# Problem statement
Write out each line word for word. Drop pictures.
--- BEGIN ---
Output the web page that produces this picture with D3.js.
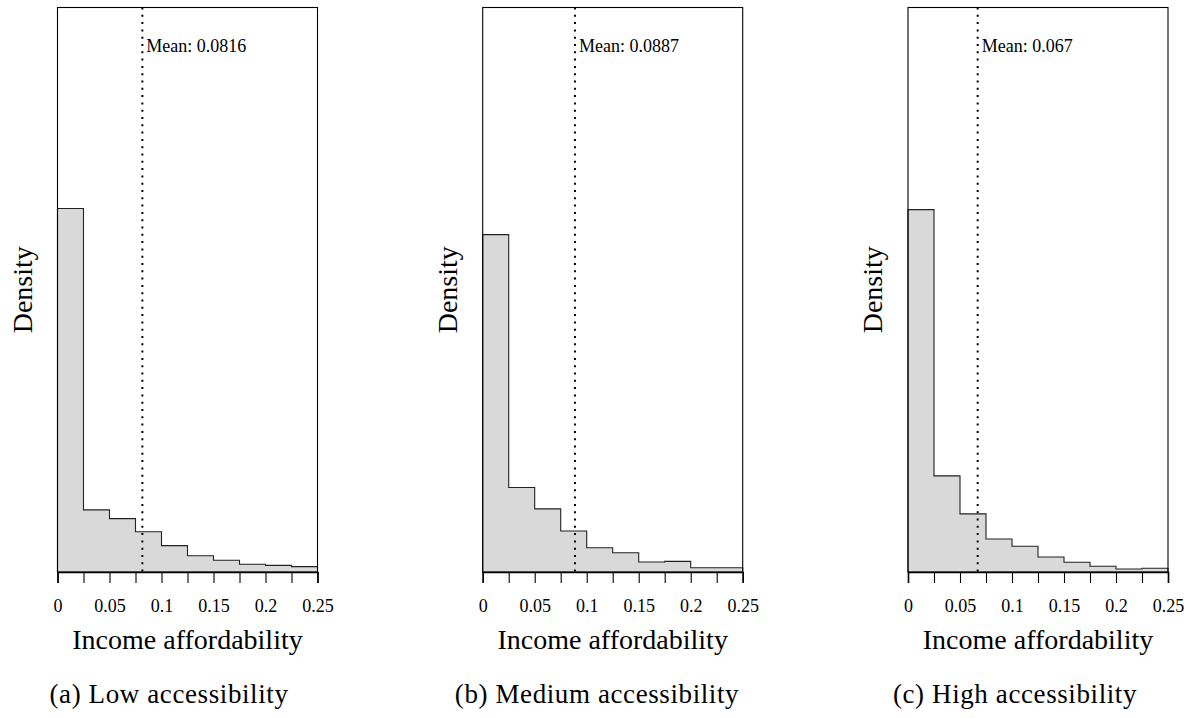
<!DOCTYPE html>
<html><head><meta charset="utf-8">
<script src="https://cdn.jsdelivr.net/npm/d3@7"></script>
<style>
html,body{margin:0;padding:0;background:#fff;}
svg{display:block;}
text{font-family:"Liberation Serif","Times New Roman",serif;fill:#000;}
</style></head>
<body>
<svg id="chart" width="1194" height="718"></svg>
<script>
// ---- data ----
const binEdges = [0,0.025,0.05,0.075,0.1,0.125,0.15,0.175,0.2,0.225,0.25];
const tickValues = [0,0.025,0.05,0.075,0.1,0.125,0.15,0.175,0.2,0.225,0.25];
const tickLabels = ["0","","0.05","","0.1","","0.15","","0.2","","0.25"];
const lowDensity    = [24.53,4.19,3.60,2.72,1.78,1.10,0.79,0.52,0.45,0.36];
const mediumDensity = [22.77,5.70,4.26,2.77,1.64,1.30,0.68,0.72,0.29,0.29];
const highDensity   = [24.46,6.49,3.92,2.23,1.74,1.01,0.66,0.39,0.20,0.25];
const means = [0.0816,0.0887,0.067];
const meanLabels = ["Mean: 0.0816","Mean: 0.0887","Mean: 0.067"];
const captions = ["(a) Low accessibility","(b) Medium accessibility","(c) High accessibility"];
const densityMax = 38.1;
const xLabel = "Income affordability";
const yLabel = "Density";

const series = [lowDensity, mediumDensity, highDensity];
const svg = d3.select("#chart");
const lefts = [57.5, 482.7, 908];
const W = 260, plotTop = 7.5, plotBottom = 572;
const captionCenters = [169, 597, 1015];

series.forEach((vals, i) => {
  const x = d3.scaleLinear().domain([0,0.25]).range([lefts[i], lefts[i]+W]);
  const y = d3.scaleLinear().domain([0,densityMax]).range([plotBottom, plotTop]);
  const g = svg.append("g");
  const bins = vals.map((v,k)=>({x0:binEdges[k], x1:binEdges[k+1], v}));
  // step outline points
  const pts = [[x(0), y(0)]];
  bins.forEach(d=>{ pts.push([x(d.x0), y(d.v)]); pts.push([x(d.x1), y(d.v)]); });
  pts.push([x(0.25), y(0)]);
  // fill
  g.append("path").attr("d", d3.line()(pts) + "Z")
    .attr("fill","#d9d9d9").attr("stroke","none");
  g.append("path").attr("d", d3.line()(pts)).attr("fill","none")
    .attr("stroke","#222").attr("stroke-width",1.1);
  // box (left, top, right)
  g.append("rect").attr("x", x(0)).attr("y", y(densityMax))
    .attr("width", W).attr("height", y(0)-y(densityMax))
    .attr("fill","none").attr("stroke","#000").attr("stroke-width",1.1);
  // x axis
  const ax = g.append("g").attr("transform",`translate(0,${plotBottom})`)
    .call(d3.axisBottom(x).tickValues(tickValues).tickSize(11).tickPadding(16)
      .tickFormat((d,k)=>tickLabels[k]));
  ax.select(".domain").attr("stroke","#000").attr("stroke-width",1.6);
  ax.selectAll(".tick line").attr("stroke","#000").attr("stroke-width",1.1);
  ax.selectAll(".tick text").attr("font-size",18).attr("font-family","Liberation Serif");
  // mean line
  g.append("line").attr("x1", x(means[i])).attr("x2", x(means[i]))
    .attr("y1", y(densityMax)).attr("y2", y(0))
    .attr("stroke","#000").attr("stroke-width",2)
    .attr("stroke-dasharray","2,5.3");
  g.append("text").attr("x", x(means[i])+4).attr("y", 52)
    .attr("font-size",18).text(meanLabels[i]);
  // axis titles
  g.append("text").attr("x", lefts[i]+W/2).attr("y", 649)
    .attr("text-anchor","middle").attr("font-size",28).text(xLabel);
  g.append("text").attr("transform",`translate(${lefts[i]-26},${(plotTop+plotBottom)/2}) rotate(-90)`)
    .attr("text-anchor","middle").attr("font-size",28).text(yLabel);
  // caption
  svg.append("text").attr("x", captionCenters[i]).attr("y", 703)
    .attr("text-anchor","middle").attr("font-size",27)
    .attr("letter-spacing","0.6px").text(captions[i]);
});
</script>
</body></html>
--- END ---
# Exercise answer
Output the web page that produces this picture with D3.js.
<!DOCTYPE html>
<html><head><meta charset="utf-8">
<script src="https://cdn.jsdelivr.net/npm/d3@7"></script>
<style>
html,body{margin:0;padding:0;background:#fff;}
svg{display:block;}
text{font-family:"Liberation Serif","Times New Roman",serif;fill:#000;}
</style></head>
<body>
<svg id="chart" width="1194" height="718"></svg>
<script>
// ---- data ----
const binEdges = [0,0.025,0.05,0.075,0.1,0.125,0.15,0.175,0.2,0.225,0.25];
const tickValues = [0,0.025,0.05,0.075,0.1,0.125,0.15,0.175,0.2,0.225,0.25];
const tickLabels = ["0","","0.05","","0.1","","0.15","","0.2","","0.25"];
const lowDensity    = [24.53,4.19,3.60,2.72,1.78,1.10,0.79,0.52,0.45,0.36];
const mediumDensity = [22.77,5.70,4.26,2.77,1.64,1.30,0.68,0.72,0.29,0.29];
const highDensity   = [24.46,6.49,3.92,2.23,1.74,1.01,0.66,0.39,0.20,0.25];
const means = [0.0816,0.0887,0.067];
const meanLabels = ["Mean: 0.0816","Mean: 0.0887","Mean: 0.067"];
const captions = ["(a) Low accessibility","(b) Medium accessibility","(c) High accessibility"];
const densityMax = 38.1;
const xLabel = "Income affordability";
const yLabel = "Density";

const series = [lowDensity, mediumDensity, highDensity];
const svg = d3.select("#chart");
const lefts = [57.5, 482.7, 908];
const W = 260, plotTop = 7.5, plotBottom = 572;
const captionCenters = [169, 597, 1015];

series.forEach((vals, i) => {
  const x = d3.scaleLinear().domain([0,0.25]).range([lefts[i], lefts[i]+W]);
  const y = d3.scaleLinear().domain([0,densityMax]).range([plotBottom, plotTop]);
  const g = svg.append("g");
  const bins = vals.map((v,k)=>({x0:binEdges[k], x1:binEdges[k+1], v}));
  // step outline points
  const pts = [[x(0), y(0)]];
  bins.forEach(d=>{ pts.push([x(d.x0), y(d.v)]); pts.push([x(d.x1), y(d.v)]); });
  pts.push([x(0.25), y(0)]);
  // fill
  g.append("path").attr("d", d3.line()(pts) + "Z")
    .attr("fill","#d9d9d9").attr("stroke","none");
  g.append("path").attr("d", d3.line()(pts)).attr("fill","none")
    .attr("stroke","#222").attr("stroke-width",1.1);
  // box (left, top, right)
  g.append("rect").attr("x", x(0)).attr("y", y(densityMax))
    .attr("width", W).attr("height", y(0)-y(densityMax))
    .attr("fill","none").attr("stroke","#000").attr("stroke-width",1.1);
  // x axis
  const ax = g.append("g").attr("transform",`translate(0,${plotBottom})`)
    .call(d3.axisBottom(x).tickValues(tickValues).tickSize(11).tickPadding(16)
      .tickFormat((d,k)=>tickLabels[k]));
  ax.select(".domain").attr("stroke","#000").attr("stroke-width",1.6);
  ax.selectAll(".tick line").attr("stroke","#000").attr("stroke-width",1.1);
  ax.selectAll(".tick text").attr("font-size",18).attr("font-family","Liberation Serif");
  // mean line
  g.append("line").attr("x1", x(means[i])).attr("x2", x(means[i]))
    .attr("y1", y(densityMax)).attr("y2", y(0))
    .attr("stroke","#000").attr("stroke-width",2)
    .attr("stroke-dasharray","2,5.3");
  g.append("text").attr("x", x(means[i])+4).attr("y", 52)
    .attr("font-size",18).text(meanLabels[i]);
  // axis titles
  g.append("text").attr("x", lefts[i]+W/2).attr("y", 649)
    .attr("text-anchor","middle").attr("font-size",28).text(xLabel);
  g.append("text").attr("transform",`translate(${lefts[i]-26},${(plotTop+plotBottom)/2}) rotate(-90)`)
    .attr("text-anchor","middle").attr("font-size",28).text(yLabel);
  // caption
  svg.append("text").attr("x", captionCenters[i]).attr("y", 703)
    .attr("text-anchor","middle").attr("font-size",27)
    .attr("letter-spacing","0.6px").text(captions[i]);
});
</script>
</body></html>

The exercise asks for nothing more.